Carson Cooper and Audrey Davis are agents with the CIA.
Of the two, Cooper is the far senior operative in age, experience and position. As we meet him for the first time he is just arrived in Moscow to become the latest Chief of Station, a role often held by a younger man but now, in 1983, the situation in the Soviet Union required someone of Cooper's abilities. The fact he is deeply familiar with is that at his age with the Agency mandatory retirement restrictions, this would be the last role Cooper would fill before leaving the service. He is excited about the upcoming work.
Audrey Davis is and has been a totally different sort of agent. A beautiful woman in her mid-30s, married to a Soviet politburo member named Boris and mother of two boys aged 6 and 8, she is deeply undercover. To those in Moscow who know her, and there are a good number of people who are pleased to be acquainted with this friendly lady, she is Tatiana.
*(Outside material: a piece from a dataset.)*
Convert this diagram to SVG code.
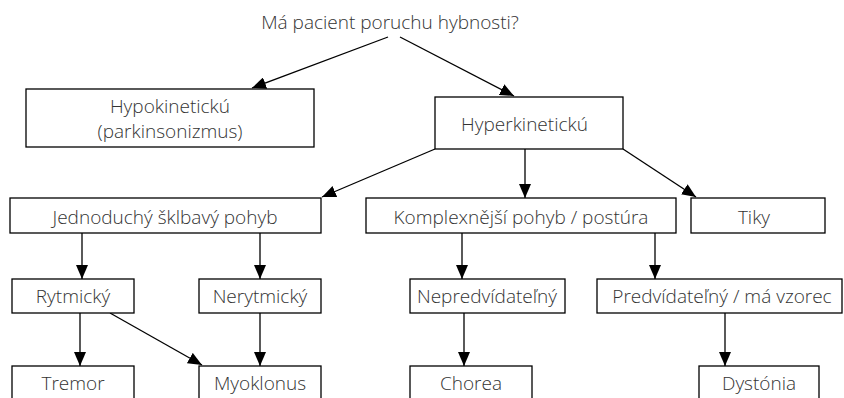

The two do not know each other when the first recorded adventure takes place but they will become quite close, platonically, as the events unfold and each will find his/her life depending on the other. That will create a bond that will be unshakeable. Even when the second adventure comes four years later and Davis and her two sons are back in the States and Davis has taken a role of instructor at the Agency and Cooper has retired to take up being a tree farmer of all things, they will remain as though they had a father-daughter relationship. Which means when one of them, Davis, has trouble, the other, Cooper, is there to help out.